I just read POB's post. It's pretty similar to what I said. 
Oh, BTW...I was taking the original Xenadrine when I was competing too. (ephedra, aspirin, caffeine).
The only thing I would say is get examined by a Dr. to make sure you're in good health(heart-wise, etc) before you take it.


----------



## gymrat827 (Feb 12, 2014)

nutraplanet will have argimate in bulk for a good price.  they have their own bulk line and really have everything you want. 

Id also get some green tea EGCG to help out with your metabolism.  as mentioned, id add some fruit into your diet, mainly 1st thing in the moring and post workout to take advantage of the fast digesting sugars & natural sugars to boot.

Next, 1 day a wk i would have maybe 75-80g's of carbs to give your body lepitin, which mainly comes from carbs (doc, plz correct me if im wrong) and doing this will help keep cravings for all sorts of shitty cals away & also help keep you sane.....( like eating more fat would do ).


are you working out?  cardio?  

tell us a bit more about yourself and your workouts if your doing any.  The more we know, the better advice we will be able to give.


----------



## cotton2012 (Feb 12, 2014)

Don't forget a good high calorie cheat meal once a week.


----------



## event462 (Feb 12, 2014)

gymrat827 said:


> nutraplanet will have argimate in bulk for a good price.  they have their own bulk line and really have everything you want.
> 
> Id also get some green tea EGCG to help out with your metabolism.  as mentioned, id add some fruit into your diet, mainly 1st thing in the moring and post workout to take advantage of the fast digesting sugars & natural sugars to boot.
> 
> ...



I'm 38, 6'2'' and 300lbs. My workout is a 2 on 1 off cycle and the days I don't lift I either box or do some mma sparring. I did what you said with the fruit and I feel a little more clear headed.

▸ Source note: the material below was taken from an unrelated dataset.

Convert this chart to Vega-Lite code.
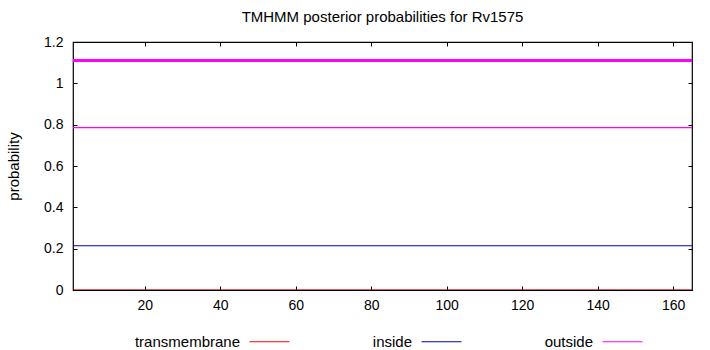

I also just added some liquid aminos. I'm definitely going to do more carbs on the weekend so I don't go crazy. I just need to make sure they are clean carbs.


----------



## DocDePanda187123 (Feb 12, 2014)

gymrat827 said:


> nutraplanet will have argimate in bulk for a good price.  they have their own bulk line and really have everything you want.
> 
> Id also get some green tea EGCG to help out with your metabolism.  as mentioned, id add some fruit into your diet, mainly 1st thing in the moring and post workout to take advantage of the fast digesting sugars & natural sugars to boot.
> 
> ...



Nope you're on the money GR. As you diet leptin levels drop off making it harder to lose weight. The leaner you are the harder the fight is to keep leptin levels up. An occasional refeed of carbs can bring leptin back up but I'd suggest at least 100-150g carbs as a minimum for this and possible more. 

At 300lbs though OP shouldn't have to worry about leptin yet. As he starts dropping more and more weight it will become an issue. For now though a carb refeed will help replace depleted muscle glycogen stores though so your carb recommendation is on point n


----------